There are still people arguing that Penn State should have been 1994 National Champions instead of Nebraska.
March Madness is the better way to determine a champion. A total of 65 teams playing it out on the court, but I can tell you that the tournament makes most of college basketball's regular season meaningless. It's just four-plus months of games to decide seeding in a neutral court tournament.
And I can also tell you that by Tuesday afternoon back in April - the day after the National Championship game - no one was talking about the game between Kansas and Memphis...outside of Kansas and Memphis.
Most of Tennessee was still wondering when the Volunteers would finally get rid of Phil Fulmer.

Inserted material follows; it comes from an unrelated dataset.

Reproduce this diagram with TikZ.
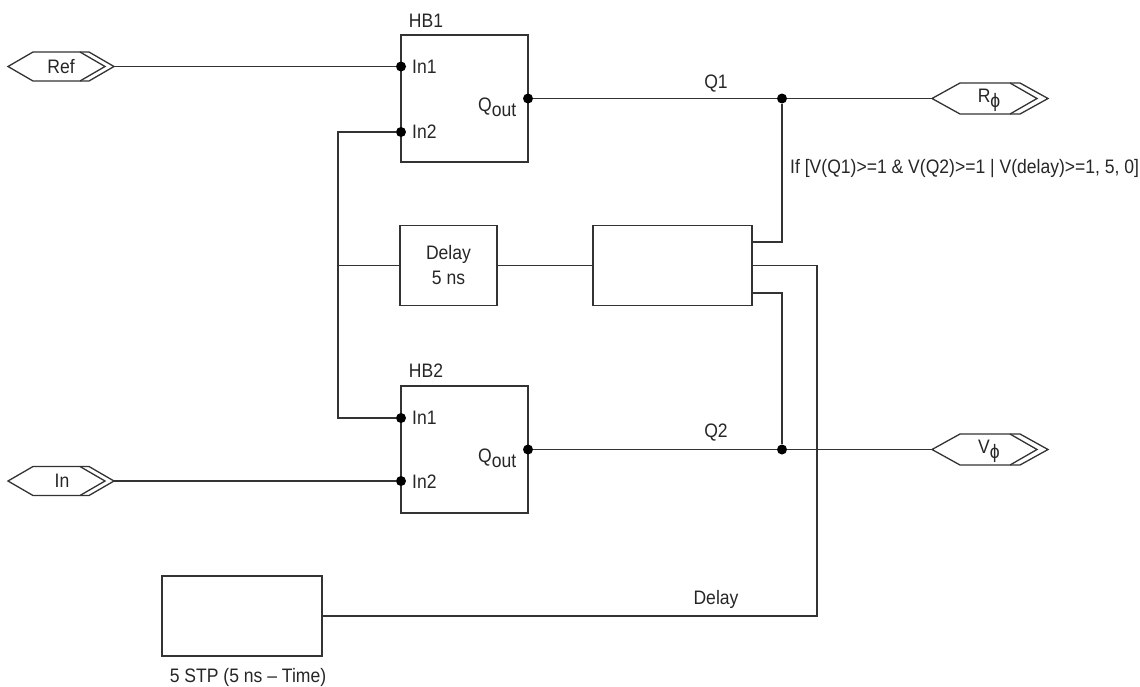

You'll see tons of sports media types laying out their plans for how a football playoff could be held, just as it is at every other level of NCAA athletics. But ESPN just paid big money - well, not federal bailout big money - but plenty of cash to keep this BCS system going until 2014 at the earliest.
And you know another deal will be in place to give the BCS life beyond 2014 well before 2014.
So accept that this is how college football picks a champion and learn to live with it. Don't try to rationalize it or explain it to people not familiar with the system.
If the BCS was such a great system for picking a title game, other sports would use it.
They don't, but that changes nothing.